Morgan and Rego are back in Pingatore et al. in 2007.
The authors acknowledged that asking Likelihood to Recommend has merits, its just that businesses may mistakenly think it is the ONLY measure that predicts financial performance (no citation for this concern). In examining the JD Power proprietary data, the authors claimed that “net metrics of any kind are usually not the strongest voice-of-the-customer metrics.”
The authors examined JD Power data from 2005–2006 in multiple industries, each with at least nine companies: auto insurance (24 companies), full-service investment (21 firms), airline (10 carriers), and rental car (9 brands).

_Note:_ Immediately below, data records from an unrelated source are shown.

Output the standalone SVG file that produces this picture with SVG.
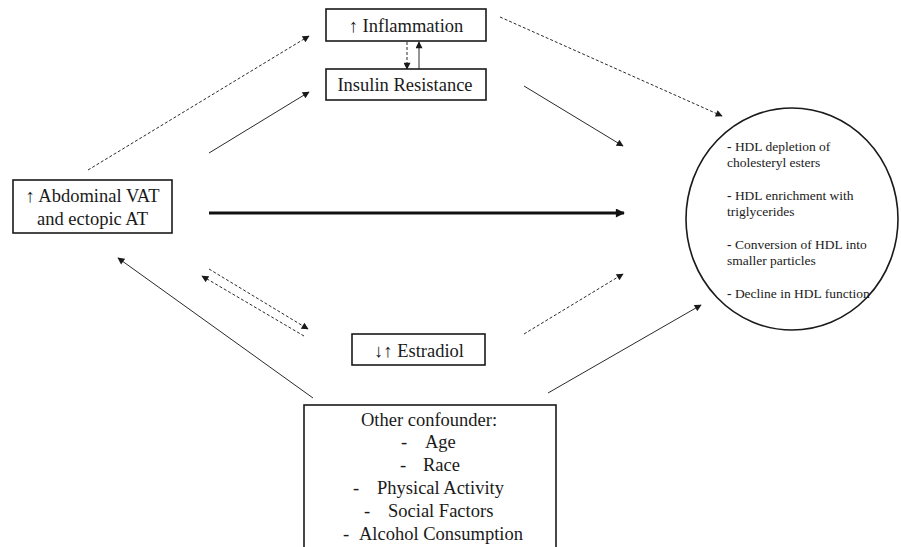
<svg xmlns="http://www.w3.org/2000/svg" width="901" height="547" viewBox="0 0 901 547">
<defs>
<marker id="ah" viewBox="0 0 10 10" refX="9" refY="5" markerWidth="8" markerHeight="7" markerUnits="userSpaceOnUse" orient="auto">
<path d="M0,0 L10,5 L0,10 z" fill="#1a1a1a"/>
</marker>
<marker id="ahb" viewBox="0 0 10 10" refX="9" refY="5" markerWidth="11" markerHeight="9" markerUnits="userSpaceOnUse" orient="auto">
<path d="M0,0 L10,5 L0,10 z" fill="#111"/>
</marker>
<style>
.box{fill:#fff;stroke:#1a1a1a;stroke-width:1.6}
.t{font-family:"Liberation Serif","Times New Roman",serif;font-size:18.5px;fill:#1a1a1a}
.s{font-family:"Liberation Serif","Times New Roman",serif;font-size:13.5px;fill:#1a1a1a}
.c{fill:none;stroke:#2a2a2a;stroke-width:1;marker-end:url(#ah)}
.d{stroke-dasharray:3 2}
</style>
</defs>
<rect width="901" height="547" fill="#fff"/>

<g id="connectors">
<line class="c d" x1="88" y1="170" x2="309" y2="36"/>
<line class="c" x1="209" y1="153" x2="309" y2="92"/>
<line class="c d" x1="407" y1="42" x2="407" y2="69"/>
<line class="c" x1="419" y1="69" x2="419" y2="42"/>
<line class="c d" x1="500" y1="17" x2="722" y2="116"/>
<line class="c" x1="524" y1="86" x2="623" y2="146"/>
<line x1="209" y1="213" x2="624" y2="213" stroke="#111" stroke-width="3" marker-end="url(#ahb)"/>
<line class="c d" x1="209" y1="269" x2="308" y2="329"/>
<line class="c d" x1="304" y1="336" x2="202" y2="276"/>
<line class="c d" x1="524" y1="334" x2="623" y2="274"/>
<line class="c" x1="313" y1="398" x2="118" y2="258"/>
<line class="c" x1="548" y1="393" x2="701" y2="305"/>
</g>

<g id="inflammation">
<rect class="box" x="326" y="9" width="160" height="32"/>
<text class="t" x="406" y="32" text-anchor="middle">↑ Inflammation</text>
</g>

<g id="insulin">
<rect class="box" x="326" y="69" width="160" height="31"/>
<text class="t" x="405" y="91" text-anchor="middle">Insulin Resistance</text>
</g>

<g id="abdominal">
<rect class="box" x="13" y="180" width="159" height="53"/>
<text class="t" x="92.5" y="202" text-anchor="middle">↑ Abdominal VAT</text>
<text class="t" x="92.5" y="225" text-anchor="middle">and ectopic AT</text>
</g>

<g id="estradiol">
<rect class="box" x="352" y="334" width="133" height="31"/>
<text class="t" x="419" y="357" text-anchor="middle">↓↑ Estradiol</text>
</g>

<g id="hdl">
<ellipse cx="792" cy="219" rx="106" ry="111" fill="#fff" stroke="#1a1a1a" stroke-width="1.6"/>
<text class="s" x="727" y="151"><tspan font-weight="bold">-</tspan> HDL depletion of</text>
<text class="s" x="727" y="167">cholesteryl esters</text>
<text class="s" x="727" y="200"><tspan font-weight="bold">-</tspan> HDL enrichment with</text>
<text class="s" x="727" y="216">triglycerides</text>
<text class="s" x="727" y="249"><tspan font-weight="bold">-</tspan> Conversion of HDL into</text>
<text class="s" x="727" y="265">smaller particles</text>
<text class="s" x="727" y="298"><tspan font-weight="bold">-</tspan> Decline in HDL function</text>
</g>

<g id="confounders">
<rect class="box" x="304" y="405" width="252" height="160"/>
<text class="t" x="429" y="426" text-anchor="middle">Other confounder:</text>
<text class="t" x="401" y="448">-</text><text class="t" x="425" y="448">Age</text>
<text class="t" x="400" y="471">-</text><text class="t" x="423" y="471">Race</text>
<text class="t" x="353" y="494">-</text><text class="t" x="377" y="494">Physical Activity</text>
<text class="t" x="364" y="517">-</text><text class="t" x="388" y="517">Social Factors</text>
<text class="t" x="343" y="540">-</text><text class="t" x="359" y="540">Alcohol Consumption</text>
</g>
</svg>
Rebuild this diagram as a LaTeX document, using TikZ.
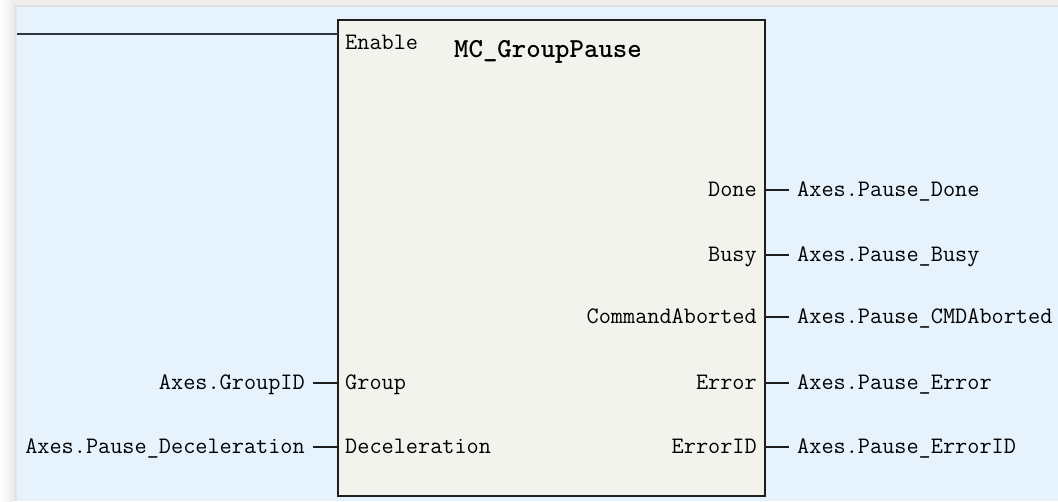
\documentclass[tikz,border=0pt]{standalone}
\usepackage{fontspec}
\newfontfamily\plc{Latin Modern Mono}
\newfontfamily\plctitle{lmmonolt10-bold.otf}
\definecolor{outerbg}{HTML}{EEEEEE}
\definecolor{bluebg}{HTML}{E6F3FD}
\definecolor{boxfill}{HTML}{F3F3EE}
\definecolor{edge}{HTML}{1E1E1E}
\definecolor{wire}{HTML}{2B3440}
\tikzset{
  lbl/.style={inner sep=0pt, text height=14pt, text depth=2pt, font=\plc\fontsize{23.6}{24}\selectfont, text=black},
  stub/.style={draw=edge, line width=1.5pt},
  fblock/.style={draw=edge, line width=2pt, fill=boxfill, rectangle, minimum width=427pt, minimum height=476pt, inner sep=0pt}
}
\begin{document}
\begin{tikzpicture}[x=1pt,y=-1pt]
\useasboundingbox (0,0) rectangle (1058,501);
% background
\fill[outerbg] (0,0) rectangle (1058,501);
\shade[left color=white, right color=outerbg] (0,0) rectangle (12,501);
\fill[black!12] (14,5) rectangle (1058,7);
\fill[black!10] (14,7) rectangle (17,501);
\fill[bluebg] (17,7) rectangle (1058,501);
% function block
\node[fblock] (box) at (551.5,258) {};
\node[font=\plctitle\fontsize{27.5}{28}\selectfont, inner sep=0pt] (title) at (548,52) {MC\_GroupPause};
% enable
\coordinate (rail) at (17,34);
\coordinate (pEn) at (338,34);
\draw[wire, line width=2pt] (rail) -- (pEn);
\node[lbl, anchor=west] (iEn) at (345,43) {Enable};
% inputs
\coordinate (pGroup) at (338,383);
\coordinate (pDec) at (338,447);
\node[lbl, anchor=west] (iGroup) at (345,383) {Group};
\node[lbl, anchor=west] (iDec) at (345,447) {Deceleration};
\node[lbl, anchor=east] (vGroup) at (305,383) {Axes.GroupID};
\node[lbl, anchor=east] (vDec) at (305,447) {Axes.Pause\_Deceleration};
\draw[stub] ([xshift=8pt]vGroup.east) -- (pGroup);
\draw[stub] ([xshift=8pt]vDec.east) -- (pDec);
% outputs
\foreach \n/\y/\a/\b in {Done/190/Done/Axes.Pause\_Done,
                         Busy/255/Busy/Axes.Pause\_Busy,
                         Cmd/317/CommandAborted/Axes.Pause\_CMDAborted,
                         Err/383/Error/Axes.Pause\_Error,
                         ErrID/447/ErrorID/Axes.Pause\_ErrorID}{
  \coordinate (p\n) at (765,\y);
  \node[lbl, anchor=east] (o\n) at (757,\y) {\a};
  \node[lbl, anchor=west] (v\n) at (797,\y) {\b};
  \draw[stub] (p\n) -- ([xshift=-8pt]v\n.west);
}
\end{tikzpicture}
\end{document}
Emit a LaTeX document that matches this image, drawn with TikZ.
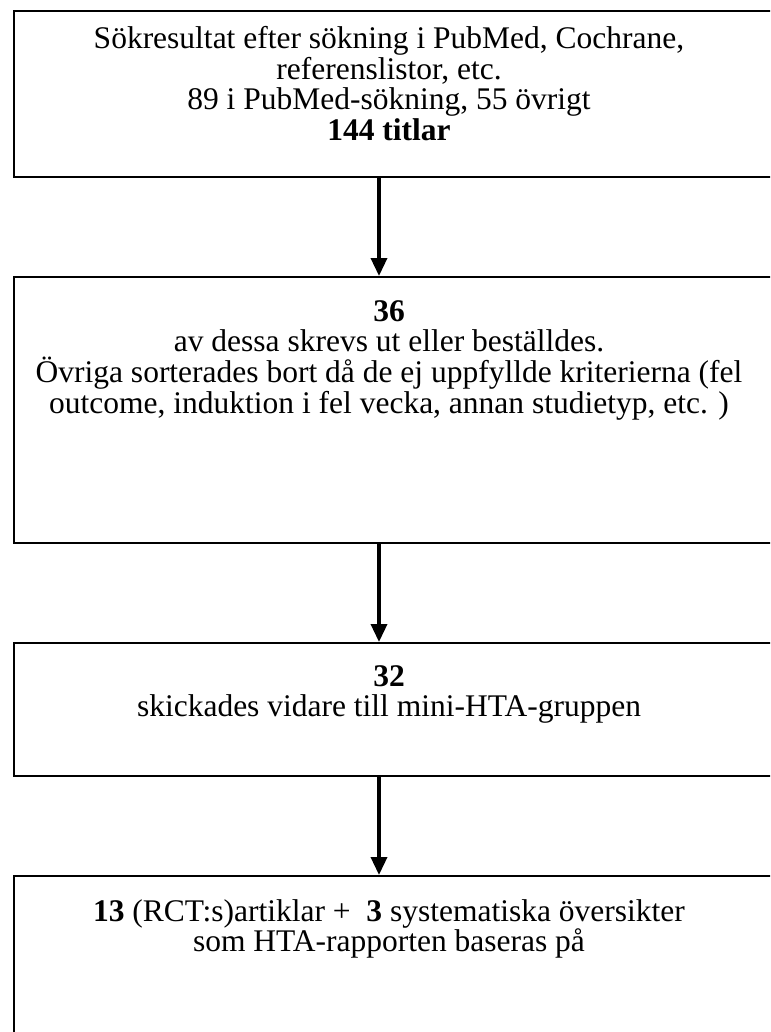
\documentclass[tikz,border=0pt]{standalone}
\usepackage{fontspec}
\setmainfont{Liberation Serif}
\usetikzlibrary{arrows.meta}
\usetikzlibrary{positioning}

\tikzset{
    stage/.style={draw, rectangle, line width=2pt, minimum width=776pt},
    stagetext/.style={anchor=north, align=center, inner sep=0pt,
        font=\fontsize{31.5}{30.7}\selectfont},
    flow/.style={line width=3.5pt, -{Triangle[width=16pt,length=18pt]}}
}

\begin{document}
\begin{tikzpicture}[x=1pt, y=-1pt]

        \useasboundingbox (0,0) rectangle (770,1032);
        \clip (0,0) rectangle (770,1032);

        % boxes
        \node[stage, minimum height=166pt] (search) at (402,94) {};
        \node[stage, minimum height=266pt] (sorted) at (402,410) {};
        \node[stage, minimum height=133pt] (sent) at (402,709.5) {};
        \node[stage, minimum height=174pt] (result) at (402,963) {};

        % texts
        \node[stagetext] (searchtxt) at (389,26) {S\"okresultat efter s\"okning i PubMed, Cochrane,\\
            referenslistor, etc.\\ 89 i PubMed-s\"okning, 55 \"ovrigt\\ \textbf{144 titlar}};
        \node[stagetext] (sortedtxt) at (389,300) {\textbf{36}\\
            av dessa skrevs ut eller best\"alldes.\\
            \"Ovriga sorterades bort d\aa{} de ej uppfyllde kriterierna (fel\\
            outcome, induktion i fel vecka, annan studietyp, etc. )};
        \node[stagetext] (senttxt) at (389,665) {\textbf{32}\\
            skickades vidare till mini-HTA-gruppen};
        \node[stagetext] (resulttxt) at (389,899) {\textbf{13} (RCT:s)artiklar +\ \ \textbf{3} systematiska \"oversikter\\
            som HTA-rapporten baseras p\aa};

        \coordinate (axis) at (379,0);

        \draw[flow] (axis |- search.south) -- (axis |- sorted.north);
        \draw[flow] (axis |- sorted.south) -- (axis |- sent.north);
        \draw[flow] (axis |- sent.south) -- (axis |- result.north);

\end{tikzpicture}
\end{document}
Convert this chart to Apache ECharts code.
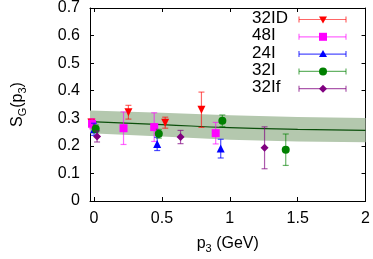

They looked at several different measures scored using the standard mean or “net” scoring, including: ten-point net “delighted” (anchored with outstanding to displeased), net satisfaction (top-two box minus bottom-five box), a four-item net committed scale, and a four-point version of the NPS.
We’ve tested five- and ten-point versions of the NPS and found that they provide relatively similar scores; however, a three-point will-recommend item performed noticeably worse. It’s unclear how well a four-point version would perform. The authors noted this weakness but included a full 11-point version for the full-service investment firms.
The authors collected financial metrics for each industry using historical data (2002–2005). They used a mix of sources and metrics: For auto insurance companies they used retention rates and customer acquisition costs. For airlines they used three-year change in revenue. For full-service investment firms they used self-reported metrics, including “Share of Wallet” data and self-reported amount/frequency of investing.
The correlation between NPS 4 and NPS 11 in the full-service investment industry was high (r = .94—calculated by me); however, the differences in scores were quite large. The mean differences across the two scores was 22%, with the 11-point NPS always scoring lower, ranging between 10% and 44%. This is more than five times as large as the difference we observed when comparing 5 to 11 points and 10 to 11 points where the average difference was 4%, with a high of 10%. It is, however, similar to our analysis of three-point recommend scales, which had an average difference of 22% in two large sample studies. This suggests the four-point, like the three-point, is not a good substitute for the 11-point version.
For full-service investment, the standard 11-point NPS performed comparably or, in some cases, better than several other measures, including multi-item satisfaction measures. In many cases, using the mean of the 11-point LTR performed slightly better. The mean absolute difference in correlations was a modest .07 (not using the fisher transformation). The NPS also performed slightly better than a multi-item satisfaction index, also with a modest mean absolute difference of .06.
In the rental car industry, the authors concluded that the best predictor of revenue growth was Net Satisfaction, and in the airline industry a multi-item satisfaction index performed best. However, an examination of their correlations in Exhibit 3 shows the mean of the four-point Likelihood-to-Recommend item had the highest correlation (r = .773) compared to Net Satisfaction (r = .691). The airline data seems to match the prose, with a correlation of r = .875 with the Sat Index compared to r = .824 for the four-point NPS. They did not collect the 11-point LTR for these two industries.
For the auto insurance industry, the raw LTR (r = -.52) was the best predictor, followed by the NPS 4 (r = -.43), compared to overall satisfaction or the satisfaction index (r = -.43). For actual retention rates, both LTR 4 (r = .6) and NPS 4 (r = .59) were the worst relative predictors, but underperformed the best satisfaction measure (r = .77) by .17 points.
The authors point out the much larger sample sizes needed to have the equivalent margins of error (something we discussed earlier too). However, it could be that what is lost in not using the mean is worth shedding.
While one reading of this article is that the NPS isn’t universally the best metric to always predict all growth metrics, another interpretation is that many metrics, both using the mean form and “net” scoring, will predict future metrics. There is variation in which ones will be the best, but rarely is one so different from another that it’s worth switching measures.
Note Gina Pingitore at the time of writing was the chief research officer at JD Power and Associates, a competitor to Satmetrix, who would have a strong interest in promoting their own satisfaction metrics.
Takeaways: Their 4-point and 11-point versions of the NPS correlated with historical business metrics, but it wasn’t always the best. In some cases, the NPS was the best it was; in some cases, it was the worst, and in some cases, it performed better than a multi-item measure. Using only four points for their NPS item may have confounded their findings.